#### Directions
Pictures within the data are to be left out; everything else must be reproduced exactly.

-- start of Entries provided --

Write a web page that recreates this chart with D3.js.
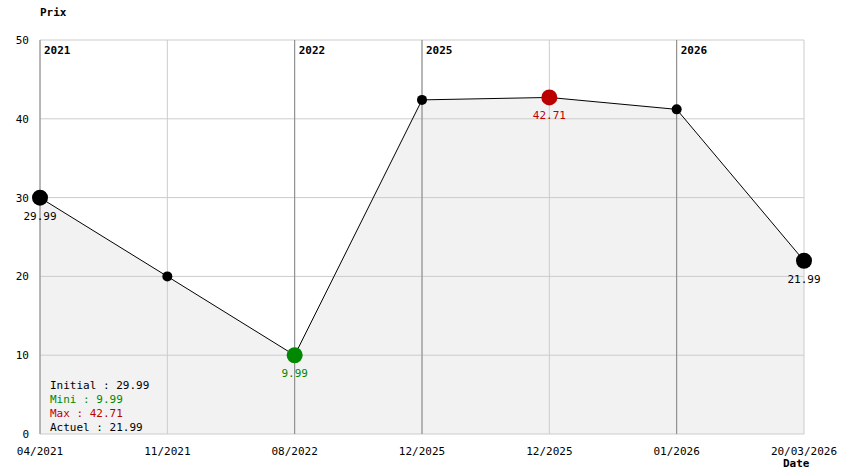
<!DOCTYPE html>
<html><head><meta charset="utf-8">
<script src="https://cdn.jsdelivr.net/npm/d3@7"></script>
<style>body{margin:0;background:#fff}text{font-family:"DejaVu Sans Mono",monospace;font-size:11px}</style>
</head><body><div class="chart"></div>
<script>
var dates = ["04/2021","11/2021","08/2022","12/2025","12/2025","01/2026","20/03/2026"];
var prix = [29.99, 20.0, 9.99, 42.4, 42.71, 41.2, 21.99];
var annees = [{i:0,t:"2021"},{i:2,t:"2022"},{i:3,t:"2025"},{i:5,t:"2026"}];
var yTicks = [0,10,20,30,40,50];

var w = 844, h = 474;
var svg = d3.select(".chart").append("svg").attr("width", w).attr("height", h);

var x = d3.scaleLinear().domain([0, dates.length-1]).range([40, 804]);
var y = d3.scaleLinear().domain([0, 50]).range([434, 40]);

var iMin = prix.indexOf(d3.min(prix)), iMax = prix.indexOf(d3.max(prix));

// zone grise sous la courbe
svg.append("path")
	.datum(prix)
	.attr("fill", "#f2f2f2")
	.attr("d", d3.area().x(function(d,i){return x(i);}).y0(y(0)).y1(function(d){return y(d);}));

// grille horizontale
svg.selectAll(".gy").data(yTicks).enter().append("line")
	.attr("x1", 40).attr("x2", 804)
	.attr("y1", function(d){return y(d);}).attr("y2", function(d){return y(d);})
	.attr("stroke", "#cccccc");
// grille verticale
svg.selectAll(".gx").data(dates).enter().append("line")
	.attr("x1", function(d,i){return x(i);}).attr("x2", function(d,i){return x(i);})
	.attr("y1", 40).attr("y2", 434)
	.attr("stroke", "#cccccc");
// séparateurs d'années
svg.selectAll(".an").data(annees).enter().append("line")
	.attr("x1", function(d){return x(d.i);}).attr("x2", function(d){return x(d.i);})
	.attr("y1", 40).attr("y2", 434)
	.attr("stroke", "#888888");
svg.selectAll(".ant").data(annees).enter().append("text")
	.attr("x", function(d){return x(d.i)+4;}).attr("y", 54)
	.attr("font-weight", "bold").text(function(d){return d.t;});

// axes
svg.selectAll(".ty").data(yTicks).enter().append("text")
	.attr("x", 29).attr("y", function(d){return y(d)+4;})
	.attr("text-anchor", "end").attr("font-size", "10px").text(function(d){return d;});
svg.selectAll(".tx").data(dates).enter().append("text")
	.attr("x", function(d,i){return x(i);}).attr("y", 455)
	.attr("text-anchor", "middle").attr("font-size", "10px").text(function(d){return d;});
svg.append("text").attr("x", 40).attr("y", 16).attr("font-weight", "bold").text("Prix");
svg.append("text").attr("x", 783).attr("y", 467).attr("font-weight", "bold").text("Date");

// courbe
svg.append("path")
	.datum(prix)
	.attr("fill", "none").attr("stroke", "#000").attr("stroke-width", 1)
	.attr("d", d3.line().x(function(d,i){return x(i);}).y(function(d){return y(d);}));

function couleur(i){ return i==iMin ? "#008800" : (i==iMax ? "#bb0000" : "#000"); }
svg.selectAll(".pt").data(prix).enter().append("circle")
	.attr("cx", function(d,i){return x(i);}).attr("cy", function(d){return y(d);})
	.attr("r", function(d,i){return (i==0||i==prix.length-1||i==iMin||i==iMax) ? 8 : 5;})
	.attr("fill", function(d,i){return couleur(i);});
svg.selectAll(".lb").data(prix).enter()
	.filter(function(d,i){return i==0||i==prix.length-1||i==iMin||i==iMax;})
	.append("text")
	.attr("x", function(d){return x(prix.indexOf(d));}).attr("y", function(d){return y(d)+22;})
	.attr("text-anchor", "middle")
	.attr("fill", function(d){return couleur(prix.indexOf(d));})
	.text(function(d){return d.toFixed(2);});

// légende
var leg = [["Initial : "+prix[0].toFixed(2),"#000"],["Mini : "+prix[iMin].toFixed(2),"#008800"],
	["Max : "+prix[iMax].toFixed(2),"#bb0000"],["Actuel : "+prix[prix.length-1].toFixed(2),"#000"]];
svg.selectAll(".lg").data(leg).enter().append("text")
	.attr("x", 50).attr("y", function(d,i){return 389+i*14;})
	.attr("fill", function(d){return d[1];}).text(function(d){return d[0];});
</script></body></html>
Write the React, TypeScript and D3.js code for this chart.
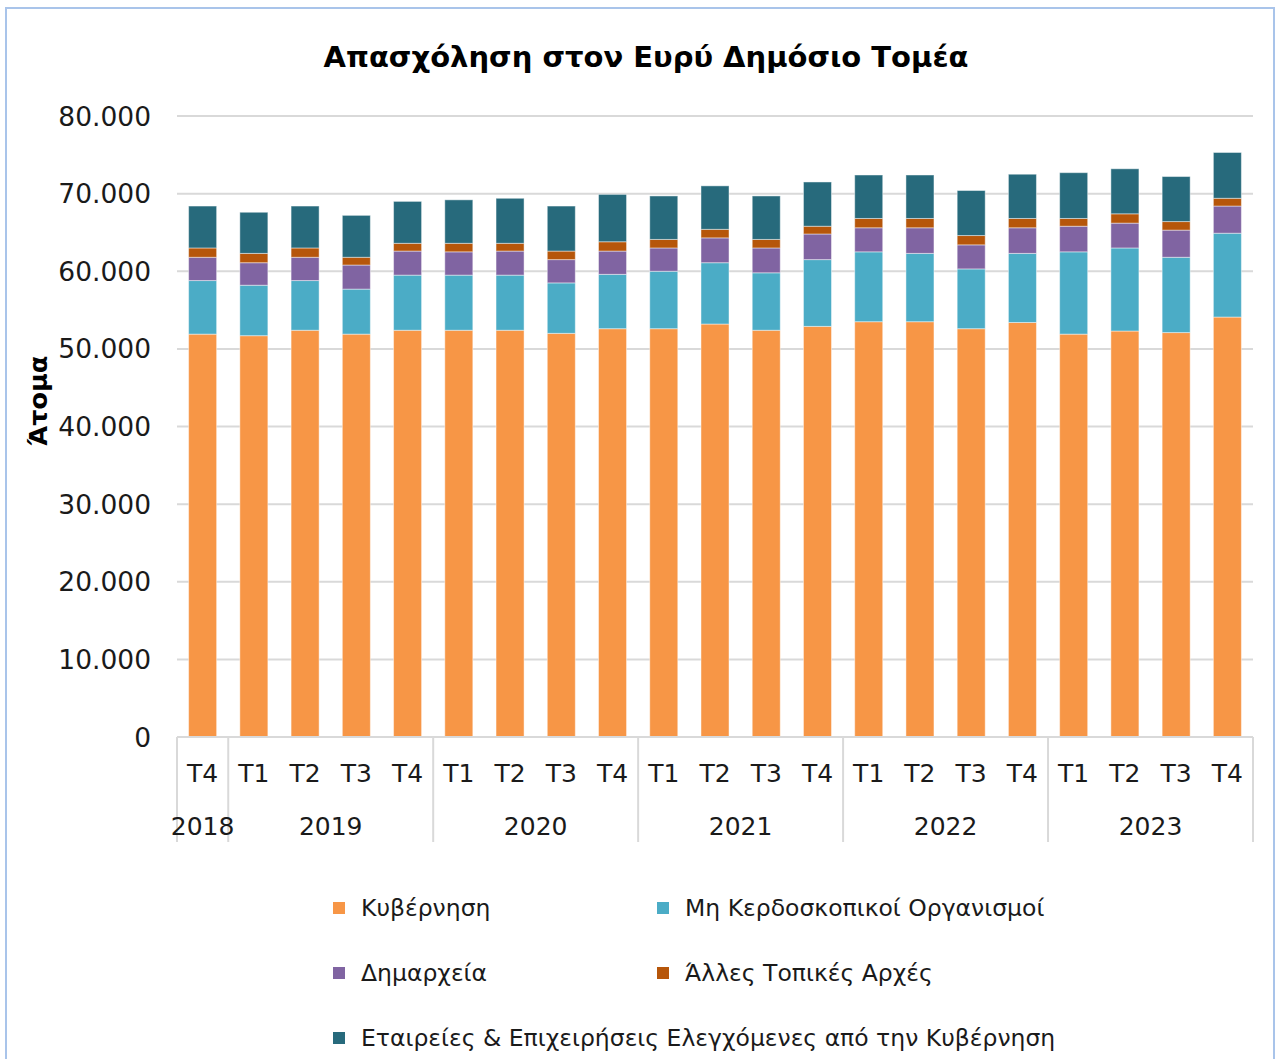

-- end of Entries provided --

#### Response to this exercise
Write a web page that recreates this chart with D3.js.
<!DOCTYPE html>
<html><head><meta charset="utf-8">
<script src="https://cdn.jsdelivr.net/npm/d3@7"></script>
<style>body{margin:0;background:#fff}text{font-family:"DejaVu Sans Mono",monospace;font-size:11px}</style>
</head><body><div class="chart"></div>
<script>
var dates = ["04/2021","11/2021","08/2022","12/2025","12/2025","01/2026","20/03/2026"];
var prix = [29.99, 20.0, 9.99, 42.4, 42.71, 41.2, 21.99];
var annees = [{i:0,t:"2021"},{i:2,t:"2022"},{i:3,t:"2025"},{i:5,t:"2026"}];
var yTicks = [0,10,20,30,40,50];

var w = 844, h = 474;
var svg = d3.select(".chart").append("svg").attr("width", w).attr("height", h);

var x = d3.scaleLinear().domain([0, dates.length-1]).range([40, 804]);
var y = d3.scaleLinear().domain([0, 50]).range([434, 40]);

var iMin = prix.indexOf(d3.min(prix)), iMax = prix.indexOf(d3.max(prix));

// zone grise sous la courbe
svg.append("path")
	.datum(prix)
	.attr("fill", "#f2f2f2")
	.attr("d", d3.area().x(function(d,i){return x(i);}).y0(y(0)).y1(function(d){return y(d);}));

// grille horizontale
svg.selectAll(".gy").data(yTicks).enter().append("line")
	.attr("x1", 40).attr("x2", 804)
	.attr("y1", function(d){return y(d);}).attr("y2", function(d){return y(d);})
	.attr("stroke", "#cccccc");
// grille verticale
svg.selectAll(".gx").data(dates).enter().append("line")
	.attr("x1", function(d,i){return x(i);}).attr("x2", function(d,i){return x(i);})
	.attr("y1", 40).attr("y2", 434)
	.attr("stroke", "#cccccc");
// séparateurs d'années
svg.selectAll(".an").data(annees).enter().append("line")
	.attr("x1", function(d){return x(d.i);}).attr("x2", function(d){return x(d.i);})
	.attr("y1", 40).attr("y2", 434)
	.attr("stroke", "#888888");
svg.selectAll(".ant").data(annees).enter().append("text")
	.attr("x", function(d){return x(d.i)+4;}).attr("y", 54)
	.attr("font-weight", "bold").text(function(d){return d.t;});

// axes
svg.selectAll(".ty").data(yTicks).enter().append("text")
	.attr("x", 29).attr("y", function(d){return y(d)+4;})
	.attr("text-anchor", "end").attr("font-size", "10px").text(function(d){return d;});
svg.selectAll(".tx").data(dates).enter().append("text")
	.attr("x", function(d,i){return x(i);}).attr("y", 455)
	.attr("text-anchor", "middle").attr("font-size", "10px").text(function(d){return d;});
svg.append("text").attr("x", 40).attr("y", 16).attr("font-weight", "bold").text("Prix");
svg.append("text").attr("x", 783).attr("y", 467).attr("font-weight", "bold").text("Date");

// courbe
svg.append("path")
	.datum(prix)
	.attr("fill", "none").attr("stroke", "#000").attr("stroke-width", 1)
	.attr("d", d3.line().x(function(d,i){return x(i);}).y(function(d){return y(d);}));

function couleur(i){ return i==iMin ? "#008800" : (i==iMax ? "#bb0000" : "#000"); }
svg.selectAll(".pt").data(prix).enter().append("circle")
	.attr("cx", function(d,i){return x(i);}).attr("cy", function(d){return y(d);})
	.attr("r", function(d,i){return (i==0||i==prix.length-1||i==iMin||i==iMax) ? 8 : 5;})
	.attr("fill", function(d,i){return couleur(i);});
svg.selectAll(".lb").data(prix).enter()
	.filter(function(d,i){return i==0||i==prix.length-1||i==iMin||i==iMax;})
	.append("text")
	.attr("x", function(d){return x(prix.indexOf(d));}).attr("y", function(d){return y(d)+22;})
	.attr("text-anchor", "middle")
	.attr("fill", function(d){return couleur(prix.indexOf(d));})
	.text(function(d){return d.toFixed(2);});

// légende
var leg = [["Initial : "+prix[0].toFixed(2),"#000"],["Mini : "+prix[iMin].toFixed(2),"#008800"],
	["Max : "+prix[iMax].toFixed(2),"#bb0000"],["Actuel : "+prix[prix.length-1].toFixed(2),"#000"]];
svg.selectAll(".lg").data(leg).enter().append("text")
	.attr("x", 50).attr("y", function(d,i){return 389+i*14;})
	.attr("fill", function(d){return d[1];}).text(function(d){return d[0];});
</script></body></html>
Write the React, TypeScript and D3.js code for this chart.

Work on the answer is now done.